What It Take To Be A 21st Century Manager?
“It is not the strongest of the species that survives, or the most intelligent, but the one most responsive to change.”
Charles Darwin
What is the manager’s job? It is to direct the resources and the efforts of the business toward opportunities for economically significant results. This sounds obvious, right? But every analysis of actual allocation of resources and efforts in business have shown clearly that the bulk of time, work, attention, and money first goes to ‘problems’ rather than to opportunities, and secondly, to areas where even extraordinarily successful performance will have minimal impact on results.
What is the major problem? It is fundamentally the confusion between effectiveness and efficiency that stands between doing the right things and doing things right. There is surely nothing quite so useless as doing with great efficiency what should not be done at all. Yet our tools – especially our accounting concepts and data – all focus on efficiency. What we need is (a) to identify the areas of effectiveness – of possible significant results; and (b) a commitment to concentrate on achieving them.
Every manager today is a Business Manager. The first duty and the continuing responsibility of business manager are to strive for the best possible economic results from the resources currently employed or available.
In Conclusion
If the leadership dimension isn’t properly in place, a company simply can’t be successful. A company can have all the advantages in the world – strong financial resources, enviable market position, and state-of-the-art technology – but if leadership fails, all these advantages melt away and the organization – like the driverless car – runs downhill.
Inside you are a force, an energy that is unique to you. You are going to need courage, focus, and commitment: the outcome will be action. The will to act begins by accepting our humanity: we only grow from our own efforts while maintaining the will to act.
If you are a leader aspiring for greater things, the following questions should never be forgotten:
• Do you have the self-confidence to place others at center stage?
• Do you get pleasure from helping others learn and grow?
• Are you willing to learn yourself, accepting teaching not only from superiors but also from the up-and-comers in your organization?

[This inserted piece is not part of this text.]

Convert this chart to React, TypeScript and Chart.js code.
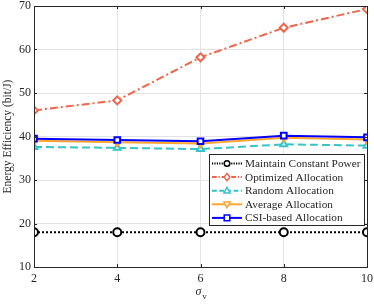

• Are you able to keep an open-mind and prevent yourself from getting stuck in a psychic prison?
• Do you support continuous learning not only for yourself but the rest of the team members as well?
You can apply all these success lessons along with your own unique strategies to become successful leader in your own work/business – taking responsibility for your profession, embracing new roles and attitudes, and partnering with your organizations to truly “make it happen” from the management role.
The entrepreneurial disciplines are not just desirable; they are conditions for business survivals today!